Wednesday, 30 April 2014

The In-Between

A few days ago my fifteen-year old brother spoke to me about his high school experiences. During the conversation, he sighed loudly, flung his arms across his lap and said words that (probably shouldn’t have) made me laugh.
               
            “I just can’t wait for high school to be over with so I can have things figured out.”
It was the “figured out” that really got me; here I am at twenty-three, a wife and mother to 10 month old twin girls, and of course I don’t have things figured out, or even together at all. But I remember thinking the same way once; high school is this strange stage where you feel like an adult, yet don’t have the responsibilities of one. You worry about relationships, assignments, money, career success, and the wrath of your parents. You can’t wait to graduate and blend seamlessly into this happy adult world where you are the captain of your own ship and therefore able to steer it clearly through any storms.
                
             But for me, like most, the stress didn’t end when high school did; rather, it became more intense and at times I found myself longing for the freedom being a teenager afforded. And so I worked, and went to university, and waited, waited in the in-between for the day I would wake up and feel like an adult and really have my shit together. Then, after a difficult break up of a long-term relationship, I found my soulmate in the chaos. Shawn made me feel like my life had real meaning again, and soon we knew we wanted to spend the rest of our lives together. But we had to wait, until it was financially feasible.
                
             So, we waited, hovering in between being a couple who wanted to be engaged and a couple who was. But one day Shawn had a horrible accident at work, falling fifteen feet out of a scissor lift. What followed was days in the hospital, surgery, and then six long months of recovery. And I found that again, I was waiting, waiting for the day that felt like a fantasy, where Shawn would be able to walk normally and dig his way out of the crippling depression his injury induced.
                
             However, we did become engaged; one good thing that came from his accident was that Shawn and I realized, all money aside, we didn’t want to wait any longer to move ahead with marriage. But that was difficult too; I had waited so long for the day we became engaged, and yet once it happened I couldn’t wait for the wedding planning stage to be over with and the marriage to begin. Planning a big party was neither of our forté, and as we were still coping with his injury we talked very seriously many times about skipping the entire ceremony and simply going down to city hall to make it official.

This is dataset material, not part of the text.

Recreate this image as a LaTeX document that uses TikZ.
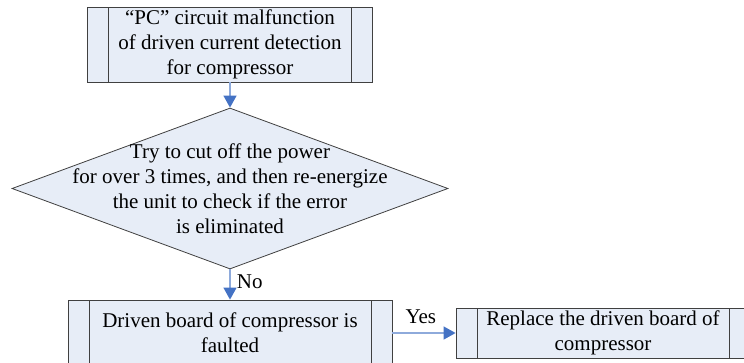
\documentclass[tikz,border=0pt]{standalone}
\usepackage{fontspec}
\setmainfont{Liberation Serif}
\usepackage{tikz}
\usetikzlibrary{arrows.meta,shapes.geometric,positioning}

\definecolor{boxfill}{RGB}{231,237,247}
\definecolor{boxline}{RGB}{64,64,64}
\definecolor{shaftblue}{RGB}{142,170,219}
\definecolor{tipblue}{RGB}{68,114,196}

\begin{document}
\begin{tikzpicture}[x=1pt,y=-1pt,font=\fontsize{21}{25}\selectfont]
    \tikzset{procbox/.style = {shape=rectangle,draw=boxline,fill=boxfill,line width=0.8pt,inner sep=0pt,align=center,
        path picture={\draw[boxline,line width=0.8pt] ([xshift=21pt]path picture bounding box.north west) -- ([xshift=21pt]path picture bounding box.south west);
                      \draw[boxline,line width=0.8pt] ([xshift=-21pt]path picture bounding box.north east) -- ([xshift=-21pt]path picture bounding box.south east);}}}
    \tikzset{decision/.style = {shape=diamond,draw=boxline,fill=boxfill,line width=0.8pt,inner sep=0pt,minimum width=436pt,minimum height=161pt}}
    \tikzset{edge/.style = {-{Triangle[length=12pt,width=13pt,color=tipblue]},draw=shaftblue,line width=1.3pt}}

    \useasboundingbox (0,0) rectangle (744,362);

    \node[procbox, minimum width=285pt, minimum height=75pt] (pc) at (230, 44.5) {“PC” circuit malfunction\\of driven current detection\\for compressor};
    \node[decision, label={[align=center]center:{Try to cut off the power\\for over 3 times, and then re-energize\\the unit to check if the error\\is eliminated}}] (check) at (230, 188.5) {};
    \node[procbox, minimum width=324pt, minimum height=66pt] (faulted) at (230, 333) {Driven board of compressor is\\faulted};
    \node[procbox, minimum width=294pt, minimum height=50pt] (replace) at (603, 333) {Replace the driven board of\\compressor};

    \draw[edge] (pc) -- (check);
    \draw[edge] (check) -- node[right, pos=0.4, xshift=3pt, text=black] {No} (faulted);
    \draw[edge] (faulted) -- node[above, pos=0.45, yshift=5pt, text=black] {Yes} (replace);

\end{tikzpicture}
\end{document}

When we found out we were expecting identical twin girls a few weeks before our wedding, and later that we would have to be hospitalized due to an incompetent cervix and the risk for premature birth, well that was waiting too. Once admitted to the hospital, I made a calendar of the months and crossed off each horribly slow day as it passed. And when our daughters were born at exactly 27 weeks gestation, and we endured 2.5 months in the NICU, I thought time might actually be going backwards. I couldn’t enjoy being at home with any empty nursery, and I couldn’t enjoy being at the hospital where my girls were tubed up in incubators.  I just wanted it to be over, and I was sure that if I could just survive the NICU everything would fall into place.

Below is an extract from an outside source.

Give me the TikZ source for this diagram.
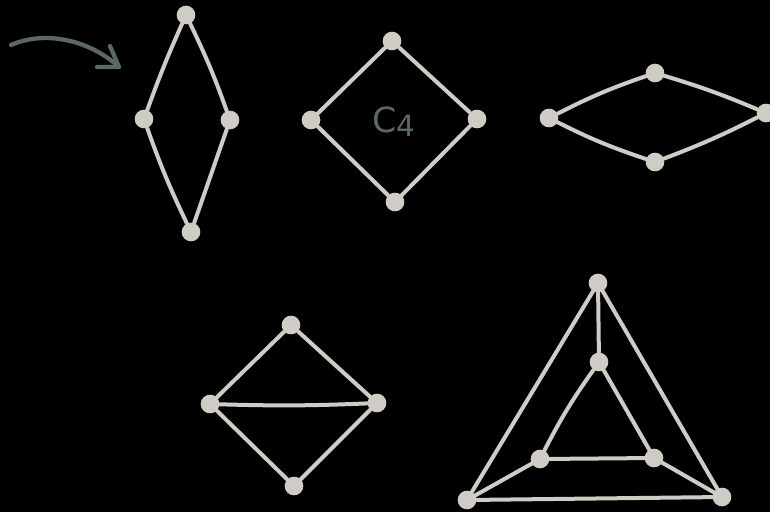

But when the twins finally did come home, the moment I’d waited so long for (and sometimes doubted would ever come) wasn’t at all what I thought it would be; I had spent so much time counting the days until they were released, that I hadn’t actually thought about what it would be like when they were. They cried excessively, had horrible acid reflux, and wouldn’t sleep for more than an hour at a time. There were some long nights where I actually wondered if the NICU would take them back.

Now, my girls are nearly 10 months old (7 corrected), and I find myself missing those newborn days. Not the tears, but the times where they would fall asleep on my chest, or their surprise smiles, or the first peals of the rolling belly laughter I hear so often now. As awful as those days felt when I was living them, I am genuinely sad that my girls have grown out of them.
So what I’ve learned is this; I’ve spent too much time in the in-between, waiting for one stage to end so another can begin. I haven’t spent enough time relishing the curveballs; it seems like an odd thing to say, but you can only grow from diversity if you actually allow yourself to experience it. At particularly difficult or painful times I found I had to stop myself from just closing my eyes and sprinting blindly through to the finish line. Sometimes “soldiering on” meant not only ignoring the bad, but also the good, and I regret those missed opportunities.

But now I know. I have learned from my mistakes. And when I have those moments, where my daughters are yelling in frustration as they rock back and forth on their knees in an attempt to crawl, and I feel like my head might pop off, I have to stop. I take a deep breath. I open a window. I sip my coffee. And I get down on the floor and shower my girls in kisses and encouragement. I remind myself that this moment on the floor with my twins will one day be gone and never, ever come again. It hits me now, as it wouldn’t have before, that time goes by far too quickly, whether you want it to or not, and I have to find the hidden blessings. No more in between, no more waiting for something to be over and something “better” to begin. I am finally making the most out of every single moment I am given in this life, despite how easy or difficult that particular one might be.  The truth is there will always be thorns, but I can’t let that stop me from smelling the roses.